Class action defenders took heart that perhaps they could knock out class actions in exchange for the usually trivial expense of satisfying the named plaintiff’s claim. To use the Symczyk decision to full advantage, though, the defense bar needed the answer to the question that wasn’t decided — whether the offer of full relief really did moot the named plaintiff’s claim in the first place. Campbell-Ewald forecloses that possibility, by holding directly that the plaintiff effectively controls mootness: if the plaintiff accepts an offer of full relief, the case will indeed be moot and the defendant won’t face a class action (at least until the plaintiff’s lawyer finds some other individual plaintiff to be the representative). But if the plaintiff turns down the offer, the case continues.
Some in the defense bar are decrying Campbell-Ewald as depriving the defense bar of an important tool, but it was not a tool that we ever really had. Efforts to build a mootness argument on top of Symczyk were not really working anyway; most courts were reluctant to hold that an unaccepted offer moots the claim, and the Supreme Court confirmed yesterday that that skepticism was justified.
So what happens now? For the most part, Rule 68 — the rule of civil procedure that underlies these cases — goes back to being the moribund, frequently useless tool that it has always been. It is still true, as the Rule provides, that if the plaintiff turns down an offer, and eventually recovers less than the amount of the offer, the plaintiff must pay the costs incurred after the date of the offer. But “costs” in most cases excludes all of the significant costs, such as attorneys’ fees, and so the risk that the plaintiff takes on by rejecting a Rule 68 offer is minimal.

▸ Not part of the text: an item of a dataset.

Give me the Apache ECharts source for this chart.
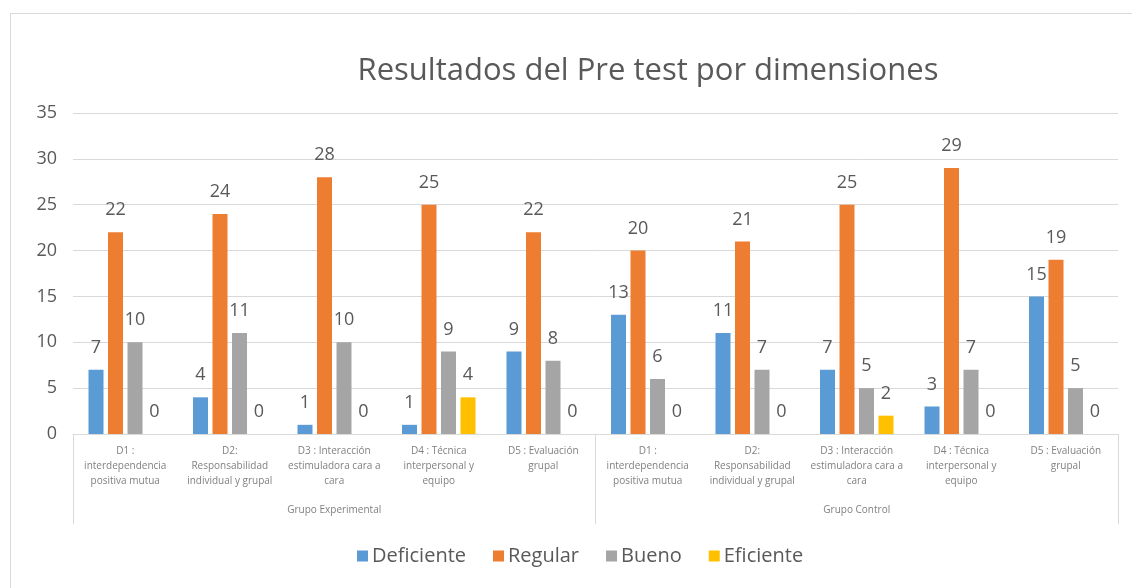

The Court yesterday did leave one other odd trap door open, but its applicability seems quite limited. The majority opinion said the Court was declining to reach a situation in which the defendant went beyond making an offer, and actually deposited the amount in a bank account payable to the plaintiff, after which “the court then enters judgment for the plaintiff in that amount.” How, exactly, that might come to pass, the Court did not say. The idea came from some old railroad tax cases cited by Campbell-Ewald, in which a California statute provided that certain tax obligations were automatically “extinguished” by a taxpayer’s deposit of the amount due in a California account in the name of the state. There is no comparable mechanism in most class litigation, of course, and little reason to think that a court would dismiss a pending case merely because the defendant made a deposit to a bank account instead of a written offer. The Court’s exception does technically leave some discretion in the district courts on this subject, at least for now, but defense efforts in most cases are probably better directed at defeating class certification rather than trying to devise a way to moot the case over the plaintiff’s objection.